My room is just as wonderful. After shuffling about in hostels, I am so thankful for a spacious room, a stable roommate.   Emma is from Kenya, and others tell us we have one of the nicer rooms, one that was recently renovated.  I haven't been to the other rooms yet.

The "wow" factor continues...as we meet one another. I think I've only met half the group so far.  There are 20 of us Caux Scholars, and we are from all over...and we all seem excited and pleased with one another even though formal introductions are yet to come.  A couple of us are missing...unable to get visas out of Gaza and one was murdered just 3 weeks ago as he was preparing to come here, targeted because of his pro-democracy involvement in Iraq.   This  has sobered many of us greatly, and in a strange way adds another layer of depth and meaning to the next four weeks.

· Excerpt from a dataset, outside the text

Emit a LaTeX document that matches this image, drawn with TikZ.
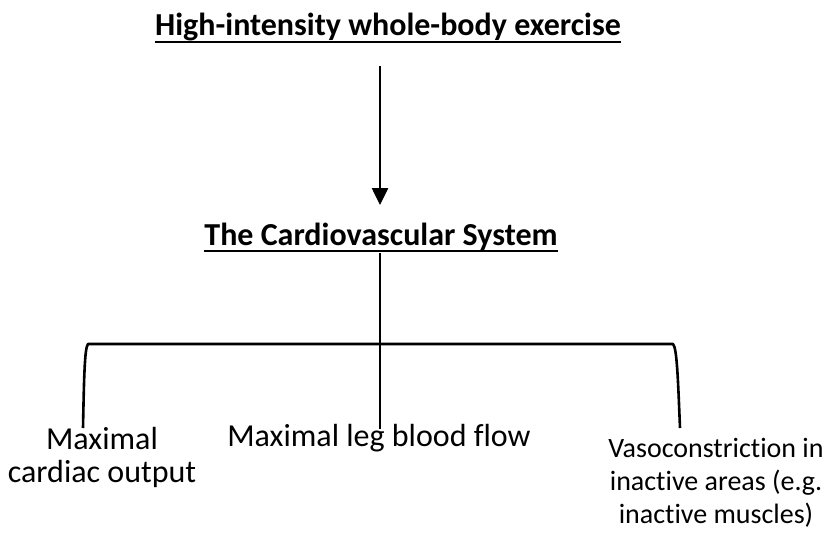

Already in place is a conference; Caux hosts week-long conferences all summer long, and people are constantly shuffling in and out, shrinking and growing between 350 and 500.  This week's called "Tools for Change" and I am checking out a workshop called "Honest Conversation" today.  All the conferences have a tone of reconciliation, change, and the people here are equally from the world over, involved in amazing things and thankful to be here with other receptive idealistic ears.  Breakfast this morning was with M. from Gaza, who could only leave because she had a US passport.  She recounted to us the Palestinian plight first hand, and my heart cannot help but feel sobered.  I think the whole month will be like this.

We start officially at lunch time, and consciously, I've decided to spend the morning alone to rest, to gather my thoughts, to re-focus on God and to ask him what he might have for me here.  It feels like a real privilege to be here, and my heart already feels wider, my eyes bigger.  Of course, this is why I've come, but it's strange to feel surprised by what I expected, a good strange....I'm hopeful that there is more for me that I thought.
It's funny because I was already feeling rather wow-ed....feeling rather thankful to travel, to see a good part of Europe, to meet up with good friends along the way.  To see parts of the past---in the form of ruins, buildings, art---and the present (the World Cup, daily interactions with people, visits to German and Dutch church groups)---and now the future?  I was already feeling awed yesterday...when by in a strange way, I ended up in what felt like the middle of nowhere (more so because I got lost)....at what turns out to be the Ecumenical Institute of the World Council of Churches (WCC)---the very one we learned about in my history and theology classes.  I left a suitcase with a friend of a friend, Stephanie who works at the Institute putting on conferences, and had a delightful lunch with her, as she shared with me roughly the state of the WCC, the ecumenical movement, the challenges they have to worship together, as super-diverse parts of the church come together.  The conference she was currently organizing was one that gathered Evangelicals and the Eastern Orthodox on being human----I would have loved to be a fly on the wall for that one.  And it was neat, I got to meet several orthodox folks, one from Bulgaria, one from Georgia....and a Baptist Bishop from the Republic of Georgia.  I'm not joking here.  This guy looked orthodox to me, down to his robe, his beard....he even paints icons---but he is Baptist.  Stephanie says that no one is as they seem and I am finding this to be true.  The Bulgarian guy was surprised by me because I had no church denomination.  When I told him I became a Christian in college, he looked at me and said: "It's like you fell straight out of the sky."   Perhaps not exactly, but the sentiment humors me greatly.

The other funny comment made was in a cab to the train station.  (Trains!  Planes!  Automobiles!  It all happened yesterday.)   I ended up sharing a cab with two Canadian guys who are from all places, Whistler.  (I've bumped into lots of Canadians in Europe!)   We were talking about accents, and they actually told me I sound very Canadian.   Well, that's a first.